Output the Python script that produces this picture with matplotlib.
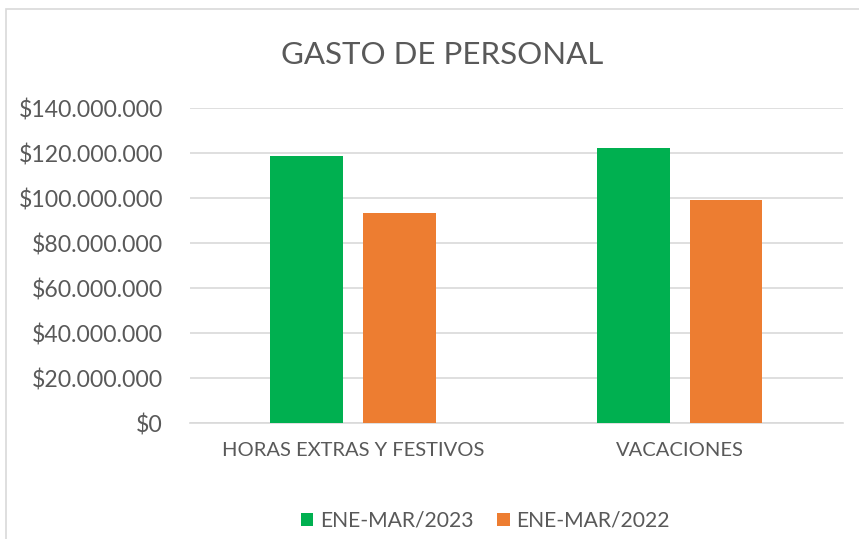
import matplotlib.pyplot as plt
import matplotlib.patches as mpatches
import numpy as np
from matplotlib.ticker import FuncFormatter

categorias = ["HORAS EXTRAS Y FESTIVOS", "VACACIONES"]
series = ["ENE-MAR/2023", "ENE-MAR/2022"]
gasto_2023 = [118700000, 122200000]
gasto_2022 = [93300000, 99000000]
colores = ["#00B050", "#ED7D31"]

plt.rcParams['font.family'] = ['Lato', 'DejaVu Sans']
gris = "#595959"

fig = plt.figure(figsize=(8.59, 5.39), dpi=100)
ax = fig.add_axes([0.2212, 0.2152, 0.760, 0.5844])

# marco del grafico
fig.patches.append(mpatches.Rectangle((6/859, -0.1), 1.2, 1 - 9/539 + 0.1,
                                      transform=fig.transFigure, fill=False,
                                      edgecolor="#D9D9D9", linewidth=1.2))

x = np.arange(len(categorias))
ancho = 0.223
desp = 0.142
ax.bar(x - desp, gasto_2023, ancho, color=colores[0], label=series[0], zorder=3)
ax.bar(x + desp, gasto_2022, ancho, color=colores[1], label=series[1], zorder=3)

ax.set_xlim(-0.5, 1.5)
ax.set_ylim(0, 140000000)
ax.set_yticks(np.arange(0, 140000001, 20000000))
fmt = lambda v, p: "$" + f"{int(v):,}".replace(",", ".")
ax.yaxis.set_major_formatter(FuncFormatter(fmt))
ax.set_xticks(x)
ax.set_xticklabels(categorias)

ax.grid(axis="y", color="#D9D9D9", linewidth=1.2, zorder=0)
for s in ["top", "right", "left"]:
    ax.spines[s].set_visible(False)
ax.spines["bottom"].set_color("#D9D9D9")
ax.spines["bottom"].set_linewidth(1.2)
ax.tick_params(axis="y", length=0, labelsize=16.6, labelcolor=gris, pad=19.5)
ax.tick_params(axis="x", length=0, labelsize=14.5, labelcolor=gris, pad=14)

fig.text(0.515, 0.898, "GASTO DE PERSONAL", ha="center", va="center",
         fontsize=22.5, color=gris)

ax.legend(loc="center", bbox_to_anchor=(0.565, 0.034), bbox_transform=fig.transFigure,
          ncol=2, frameon=False, fontsize=15.2, labelcolor=gris,
          handlelength=0.6, handleheight=0.6, handletextpad=0.3, columnspacing=1.15)

fig.savefig("out.png", dpi=100)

(Stated exercise):
Look at the listing and set down only the lines from its start through the line with "from matplotlib.ticker import FuncFormatter", word for word and without pictures.

(Full answer):
Output the Python script that produces this picture with matplotlib.
import matplotlib.pyplot as plt
import matplotlib.patches as mpatches
import numpy as np
from matplotlib.ticker import FuncFormatter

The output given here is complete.